The Law of Interchange

227. Closely related with the law of contrast is a law which enforces the unity of opposite things, by giving to each a portion of the character of the other. If, for instance, you divide a shield into two masses of colour, all the way down--suppose blue and white, and put a bar, or figure of an animal, partly on one division, partly on the other, you will find it pleasant to the eye if you make the part of the animal blue which comes upon the white half, and white which comes upon the blue half. This is done in heraldry, partly for the sake of perfect intelligibility, but yet more for the sake of delight in interchange of colour, since, in all ornamentation whatever, the practice is continual, in the ages of good design.

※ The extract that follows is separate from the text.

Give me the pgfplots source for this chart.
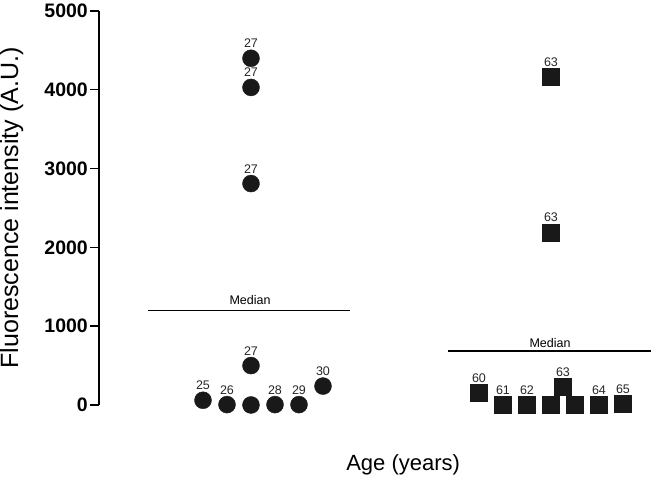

228. Sometimes this alternation is merely a reversal of contrasts; as that, after red has been for some time on one side, and blue on the other, red shall pass to blue's side and blue to red's. This kind of alternation takes place simply in four-quartered shields; in more subtle pieces of treatment, a little bit only of each colour is carried into the other, and they are as it were dovetailed together. One of the most curious facts which will impress itself upon you, when you have drawn some time carefully from Nature in light and shade, is the appearance of intentional artifice with which contrasts of this alternate kind are produced by her; the artistry with which she will darken a tree trunk as long as it comes against light sky, and throw sunlight on it precisely at the spot where it comes against a dark hill, and similarly treat all her masses of shade and colour, is so great, that if you only follow her closely, every one who looks at your drawing with attention will think that you have been inventing the most artificially and unnaturally delightful interchanges of shadow that could possibly be devised by human wit.

229. You will find this law of interchange insisted upon at length by [Samuel] Prout in his lessons on Light and Shade [" . . . . light and shadow are respectively interchanged by way of contrast, but in similar proportions . . . . "]: it seems of all his principles of composition to be the one he is most conscious of; many others he obeys by instinct, but this he formally accepts and forcibly declares. [p. 197]

The typical purpose of the law of interchange is, of course, to teach us how ^opposite natures may be helped and strengthened by receiving each, as far as they can, some impress or reflection, or imparted power, from the other. [p. 198]

[Ruskin, John. The Elements of Drawing, Dover Publications, Inc., New York, 1971. pp. 196-198. (Originally Published in London, 1857)]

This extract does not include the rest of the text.